Любителям большое наслажденье
Доставил суд; жаль, Брума только нет
В Испании: его известно рвенье
Во всем, что может быть причиной бед,
Во всяких сплетнях, пересудах, чтеньи
Чужих бумаг… Найти стараясь след
К почету, он, в угоду личным видам,
Готов на все — и, право, semper idem!
[126]
Горяч в речах — и холоден в бою;
Защитник негодяев — но за плату;
Хоть, впрочем, даром руку даст свою
Любому негодяю или фату;
Он с трусом — храбр, но с храбрым — на краю
Сейчас готов свою поставить хату;
Доносчик на народ и сильным враг,
Хоть служит им, как истинный варяг.
(Пер. П… Морозова)
Очертив в примечании к этим строкам натуру и карьеру Брума, Байрон продолжает:
«Изображенный выше характер описан не беспристрастно лицом, которое имело случай узнать некоторые, наиболее низменные, его стороны и вследствие этого смотрит на него с брезгливым отвращением и с такою долею страха, какой он заслуживает. В нем страшен не прыжок тигра, а медленное вползание стоножки — не дикая сила хищного зверя, а яд пресмыкающегося — не мужество Человека, а мстительность негодяя.
Если эта проза или помещенные выше стихи вызовут судебное преследование, то я подпишу под ними свое имя, чтобы этот человек мог привлечь к суду меня, а не издателя. Я питаю слабую надежду на то, что клеймо, которым я его запятнал, побудит его, хотя бы и против его желания, к более мужественному ответу».

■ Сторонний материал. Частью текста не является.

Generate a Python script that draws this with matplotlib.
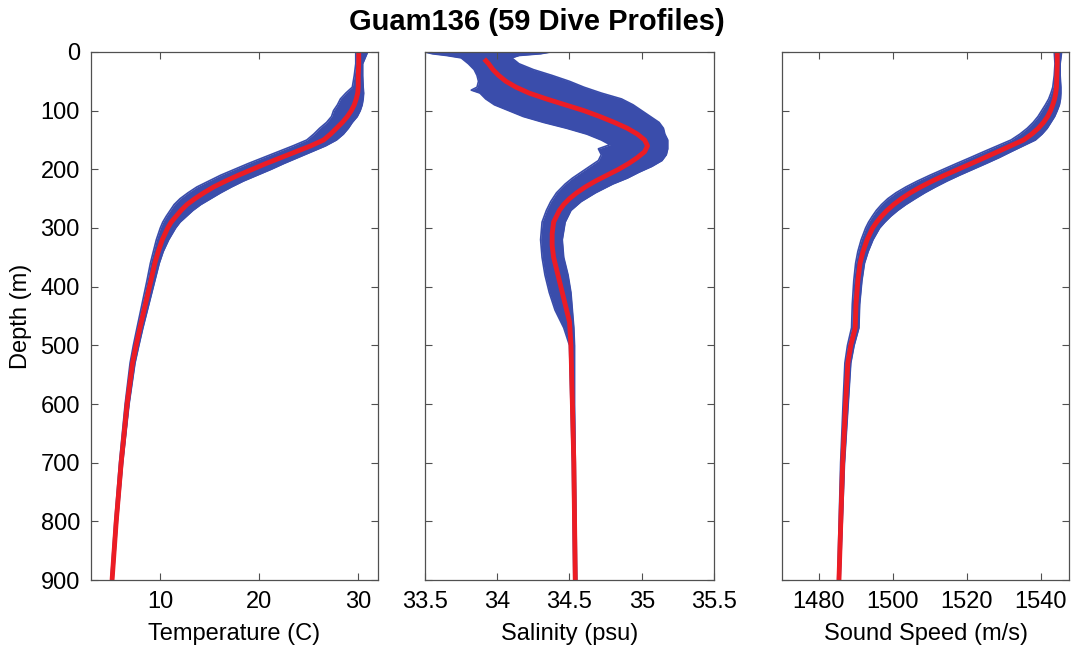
import numpy as np
import matplotlib.pyplot as plt

plt.rcParams['font.family'] = ['Liberation Sans', 'DejaVu Sans']

# ---- temperature (C) ----
temp_depth = [0, 20, 40, 60, 70, 80, 90, 100, 110, 120, 130, 140, 150, 160,
              170, 180, 190, 200, 210, 220, 230, 240, 250, 260, 270, 280, 290,
              300, 320, 340, 360, 390, 430, 470, 500, 530, 600, 700, 800, 900]
temp_mean = [30.05, 30.05, 30.0, 30.0, 29.95, 29.8, 29.6, 29.3, 28.9, 28.4,
             27.8, 27.2, 26.5, 25.2, 23.7, 22.2, 20.7, 19.3, 17.9, 16.6, 15.4,
             14.4, 13.5, 12.7, 12.1, 11.6, 11.1, 10.75, 10.2, 9.8, 9.45, 9.05,
             8.5, 7.95, 7.56, 7.2, 6.65, 6.05, 5.55, 5.13]
# spread of the 59 profiles below / above the mean
temp_spread_lo = [0.3, 0.3, 0.4, 0.6, 1.2, 1.6, 1.7, 1.8, 1.6, 1.6, 1.7, 1.7,
                  1.7, 1.8, 1.8, 1.8, 1.8, 1.8, 1.8, 1.7, 1.7, 1.6, 1.5, 1.3,
                  1.1, 1.0, 0.85, 0.75, 0.6, 0.5, 0.45, 0.4, 0.35, 0.3, 0.28,
                  0.25, 0.2, 0.17, 0.14, 0.12]
temp_spread_hi = [0.9, 0.4, 0.45, 0.5, 0.6, 0.7, 0.8, 0.9, 1.0, 1.0, 1.2, 1.3,
                  1.3, 1.5, 1.6, 1.7, 1.8, 1.9, 1.9, 1.8, 1.8, 1.7, 1.6, 1.4,
                  1.2, 1.05, 0.9, 0.8, 0.65, 0.5, 0.45, 0.4, 0.35, 0.3, 0.28,
                  0.25, 0.2, 0.15, 0.12, 0.1]

# ---- salinity (psu) ----
sal_band_depth = [0, 3, 6, 10, 20, 30, 40, 50, 60, 65, 70, 80, 90, 100, 110,
                  120, 130, 140, 150, 158, 165, 175, 185, 195, 205, 215, 225,
                  240, 255, 270, 290, 320, 350, 380, 410, 440, 470, 500, 600,
                  700, 800, 900]
sal_lo = [33.5, 33.55, 33.65, 33.75, 33.8, 33.84, 33.86, 33.87, 33.86, 33.82,
          33.88, 33.92, 33.98, 34.08, 34.18, 34.32, 34.48, 34.62, 34.72, 34.78,
          34.7, 34.72, 34.7, 34.64, 34.58, 34.52, 34.47, 34.41, 34.37, 34.34,
          34.31, 34.3, 34.31, 34.33, 34.36, 34.4, 34.46, 34.5, 34.51, 34.52,
          34.525, 34.53]
sal_hi = [34.37, 34.3, 34.15, 34.1, 34.15, 34.25, 34.38, 34.5, 34.6, 34.66,
          34.72, 34.86, 34.94, 35.0, 35.06, 35.12, 35.15, 35.16, 35.18, 35.18,
          35.18, 35.17, 35.14, 35.07, 34.98, 34.9, 34.8, 34.68, 34.58, 34.51,
          34.47, 34.45, 34.46, 34.49, 34.51, 34.52, 34.53, 34.535, 34.535,
          34.54, 34.545, 34.55]
sal_depth = [12, 20, 30, 40, 50, 60, 70, 80, 90, 100, 110, 120, 130, 140, 150,
             160, 170, 180, 190, 200, 210, 220, 230, 240, 250, 260, 270, 280,
             290, 310, 330, 350, 380, 420, 460, 500, 600, 700, 800, 900]
sal_mean = [33.91, 33.94, 33.97, 34.01, 34.06, 34.13, 34.22, 34.34, 34.47,
            34.6, 34.71, 34.81, 34.9, 34.97, 35.02, 35.04, 35.02, 34.97, 34.91,
            34.84, 34.76, 34.68, 34.61, 34.55, 34.5, 34.46, 34.43, 34.41, 34.39,
            34.38, 34.38, 34.39, 34.42, 34.46, 34.5, 34.51, 34.52, 34.53,
            34.535, 34.54]

# ---- sound speed (m/s) ----
ss_depth = [0, 20, 40, 60, 70, 80, 90, 100, 110, 120, 130, 140, 150, 160, 170,
            180, 190, 200, 210, 220, 230, 240, 250, 260, 270, 280, 290, 300,
            320, 340, 360, 390, 430, 470, 500, 530, 600, 700, 800, 900]
ss_mean = [1544.4, 1544.4, 1544.3, 1544.2, 1544.0, 1543.7, 1543.2, 1542.6,
           1541.8, 1540.7, 1539.3, 1537.5, 1535.3, 1531.8, 1528.3, 1524.8,
           1521.2, 1517.6, 1514.0, 1510.6, 1507.5, 1504.7, 1502.3, 1500.2,
           1498.4, 1496.9, 1495.6, 1494.5, 1493.0, 1491.9, 1491.1, 1490.5,
           1490.0, 1489.8, 1488.6, 1487.8, 1487.2, 1486.4, 1485.9, 1485.4]
ss_spread_lo = [0.8, 0.6, 0.7, 1.0, 1.3, 1.6, 2.0, 2.4, 2.6, 2.8, 3.0, 3.2,
                3.4, 3.6, 3.8, 3.9, 4.0, 4.0, 4.0, 4.0, 4.0, 3.9, 3.7, 3.3,
                2.9, 2.5, 2.2, 1.9, 1.6, 1.4, 1.2, 1.1, 1.0, 1.0, 0.9, 0.8,
                0.7, 0.55, 0.45, 0.35]
ss_spread_hi = [1.2, 0.8, 0.9, 1.2, 1.4, 1.6, 1.8, 1.8, 1.9, 2.0, 2.4, 2.8,
                3.2, 3.4, 3.6, 3.9, 4.0, 4.0, 4.0, 4.0, 4.0, 3.9, 3.7, 3.3,
                2.9, 2.5, 2.2, 1.9, 1.6, 1.4, 1.2, 1.1, 1.0, 1.0, 0.9, 0.8,
                0.7, 0.5, 0.4, 0.3]

depth_ticks = [0, 100, 200, 300, 400, 500, 600, 700, 800, 900]
blue = '#3a4dab'
red = '#ec1c24'
spine_col = '#505050'

temp_lo = np.array(temp_mean) - np.array(temp_spread_lo)
temp_hi = np.array(temp_mean) + np.array(temp_spread_hi)
ss_lo = np.array(ss_mean) - np.array(ss_spread_lo)
ss_hi = np.array(ss_mean) + np.array(ss_spread_hi)

fig = plt.figure(figsize=(10.73, 6.49), dpi=100)
boxes = [[0.0848, 0.1063, 0.2675, 0.8136],
         [0.3961, 0.1063, 0.2693, 0.8136],
         [0.7288, 0.1063, 0.2675, 0.8136]]

panels = [
    (temp_depth, temp_lo, temp_hi, temp_depth, temp_mean,
     (3, 32), [10, 20, 30], ['10', '20', '30'], 'Temperature (C)'),
    (sal_band_depth, sal_lo, sal_hi, sal_depth, sal_mean,
     (33.5, 35.5), [33.5, 34, 34.5, 35, 35.5],
     ['33.5', '34', '34.5', '35', '35.5'], 'Salinity (psu)'),
    (ss_depth, ss_lo, ss_hi, ss_depth, ss_mean,
     (1470, 1547.6), [1480, 1500, 1520, 1540],
     ['1480', '1500', '1520', '1540'], 'Sound Speed (m/s)'),
]

for k, (bd, lo, hi, md, mean, xlim, xt, xtl, xlabel) in enumerate(panels):
    ax = fig.add_axes(boxes[k])
    ax.fill_betweenx(bd, lo, hi, color=blue, lw=0)
    ax.plot(lo, bd, color=blue, lw=1.2)
    ax.plot(hi, bd, color=blue, lw=1.2)
    ax.plot(mean, md, color=red, lw=3.5, solid_capstyle='butt')

    ax.set_xlim(xlim)
    ax.set_ylim(900, 0)
    ax.set_xticks(xt)
    ax.set_xticklabels(xtl)
    ax.set_yticks(depth_ticks)
    if k == 0:
        ax.set_ylabel('Depth (m)', fontsize=17, labelpad=6)
    else:
        ax.set_yticklabels([])
    ax.set_xlabel(xlabel, fontsize=17, labelpad=7)
    ax.tick_params(direction='in', top=True, right=True, length=5,
                   width=0.8, color=spine_col, labelsize=17, pad=8)
    for s in ax.spines.values():
        s.set_color(spine_col)
        s.set_linewidth(0.9)

fig.text(0.5, 0.966, 'Guam136 (59 Dive Profiles)', ha='center', va='center',
         fontsize=21, fontweight='bold')

plt.savefig('out.png', dpi=100)
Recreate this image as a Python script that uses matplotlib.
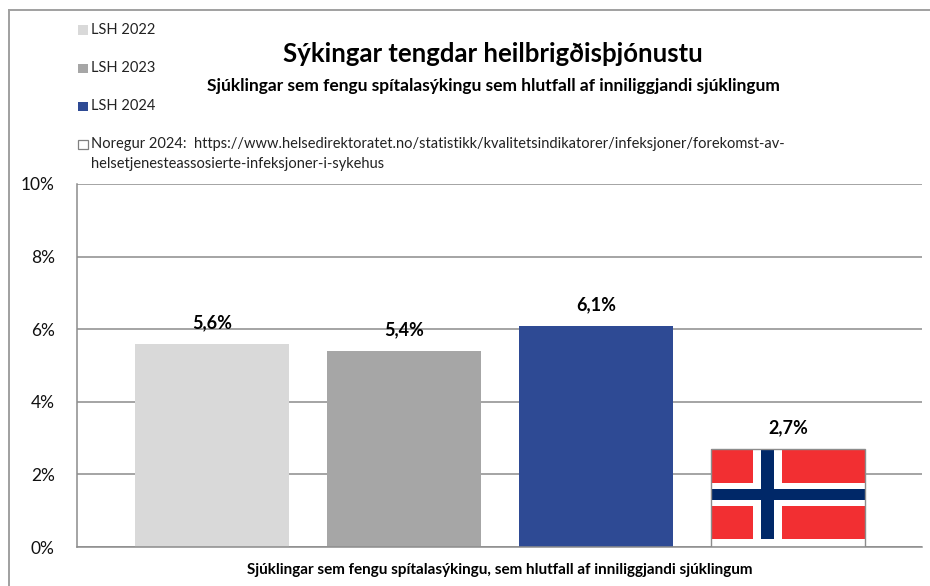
import matplotlib
matplotlib.use("Agg")
import matplotlib.pyplot as plt
from matplotlib.patches import Rectangle

series = ["LSH 2022", "LSH 2023", "LSH 2024"]
norway_note = ["Noregur 2024:  https://www.helsedirektoratet.no/statistikk/kvalitetsindikatorer/infeksjoner/forekomst-av-",
               "helsetjenesteassosierte-infeksjoner-i-sykehus"]
values = [5.6, 5.4, 6.1, 2.7]
labels = ["5,6%", "5,4%", "6,1%", "2,7%"]
yticks = [0, 2, 4, 6, 8, 10]
ytick_labels = ["0%", "2%", "4%", "6%", "8%", "10%"]
title = "Sýkingar tengdar heilbrigðisþjónustu"
subtitle = "Sjúklingar sem fengu spítalasýkingu sem hlutfall af inniliggjandi sjúklingum"
xlabel = "Sjúklingar sem fengu spítalasýkingu, sem hlutfall af inniliggjandi sjúklingum"

W, H = 930, 586
plt.rcParams['font.family'] = ['Lato', 'DejaVu Sans']
GRAY = "#8c8c8c"
colors = ["#d9d9d9", "#a6a6a6", "#2e4a94", "white"]

fig = plt.figure(figsize=(W / 100, H / 100), dpi=100, facecolor="white")
fx = lambda px: px / W
fy = lambda py: 1 - py / H

# chart frame
for (x0, y0, x1, y1) in [(9, 9.5, W, 9.5), (9, 9.5, 9, H)]:
    fig.add_artist(plt.Line2D([fx(x0), fx(x1)], [fy(y0), fy(y1)], color="#a0a0a0", lw=1.4))

ax = fig.add_axes([fx(77), fy(547), (922 - 77) / W, (547 - 184) / H])
ax.set_xlim(-0.703, 3.698)
ax.set_ylim(0, 10)
ax.set_axisbelow(True)
ax.grid(axis="y", color=GRAY, lw=1.1)
ax.set_yticks(yticks, ytick_labels, fontsize=12.5, color="#111111")
ax.set_xticks([])
ax.tick_params(axis="y", length=0, pad=16)
for s in ["top", "right"]:
    ax.spines[s].set_visible(False)
for s in ["left", "bottom"]:
    ax.spines[s].set_color(GRAY)
    ax.spines[s].set_linewidth(1.1)

xs = list(range(len(values)))
bars = ax.bar(xs, values, width=0.8, color=colors, zorder=2)

for b, lab in zip(bars, labels):
    ax.annotate(lab, (b.get_x() + b.get_width() / 2, b.get_height()), xytext=(0, 9),
                textcoords="offset points", ha="center", va="bottom",
                fontsize=13, fontweight="bold", color="black", zorder=5)

# Norwegian flag as the fill of the last bar, laid out as fractions of that bar
fb = bars[-1]
bx, bw, bh = fb.get_x(), fb.get_width(), fb.get_height()
def frect(u0, u1, v0, v1, color):
    ax.add_patch(Rectangle((bx + u0 * bw, bh * (1 - v1)), (u1 - u0) * bw, (v1 - v0) * bh,
                           facecolor=color, edgecolor="none", zorder=3))
RED, NAVY = "#f22f32", "#002868"
for u0, u1 in [(0.0, 0.27), (0.46, 1.0)]:
    for v0, v1 in [(0.0, 0.35), (0.58, 0.92)]:
        frect(u0, u1, v0, v1, RED)
frect(0.325, 0.41, 0.0, 0.92, NAVY)
frect(0.0, 1.0, 0.41, 0.52, NAVY)
ax.add_patch(Rectangle((bx, 0), bw, bh, facecolor="none", edgecolor=GRAY, lw=1.0, zorder=4))

# texts
fig.text(fx(493), fy(54), title, ha="center", va="center", fontsize=18.5, fontweight="bold", color="black")
fig.text(fx(493), fy(86), subtitle, ha="center", va="center", fontsize=12.5, fontweight="bold", color="black")
fig.text(fx(500), fy(570), xlabel, ha="center", va="center", fontsize=11, fontweight="bold", color="black")

# legend
for name, c, y in zip(series, colors, [30, 68, 106]):
    fig.add_artist(Rectangle((fx(78), fy(y + 4.5)), 10 / W, 9 / H, transform=fig.transFigure, facecolor=c, edgecolor="none"))
    fig.text(fx(91), fy(y), name, ha="left", va="center", fontsize=10.5, color="#222222")
fig.add_artist(Rectangle((fx(78), fy(148.5)), 9.5 / W, 8.5 / H, transform=fig.transFigure, facecolor="white", edgecolor="#808080", lw=0.9))
fig.text(fx(91), fy(144), norway_note[0], ha="left", va="center", fontsize=10.5, color="#222222")
fig.text(fx(91), fy(164), norway_note[1], ha="left", va="center", fontsize=10.5, color="#222222")

fig.savefig("out.png", dpi=100)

«…Не желаю, находясь на таком расстоянии, печатать подобные вещи о человеке, который может оставить их без ответа, ссылаясь на то, что противник слишком далеко, — пояснял Байрон Меррею свое решение. — Впрочем, в отношении этого негодяя Брума мне давно известно все… При первой же нашей встрече — в Англии или вообще на земле — он должен будет дать мне ответ, и одного из нас принесут домой… Вы можете показать эти строки и ему, и всем тем, кого это может заинтересовать».
…защитником королевы Шарлотты… — Еще одна ошибка Ады: она имеет в виду не принцессу Уэльскую Шарлотту (1796–1817), дочь Георга IV, — а ее мать, Каролину Брауншвейгскую (1768–1821). Супруги испытывали взаимную антипатию и начали жить врозь сразу после рождения дочери. Георг пытался отобрать дочку у неверной жены (которой и сам был неверен). В 1814–1820 гг. Каролина жила в Италии: она вернулась в Англию только после смерти свекра в июне 1820 г. Новый король потребовал развода и попытался провести через палату лордов соответствующий билль. Каролина пользовалась все большей популярностью в народе — ей запретили посещение коронации 19 июля 1821 г., — но она несколько раз пыталась туда прорваться — безуспешно — к вящим насмешкам толпы — в тот же вечер она слегла — и скончалась 7 августа. Брум был официальным поверенным Каролины с апреля 1820 г.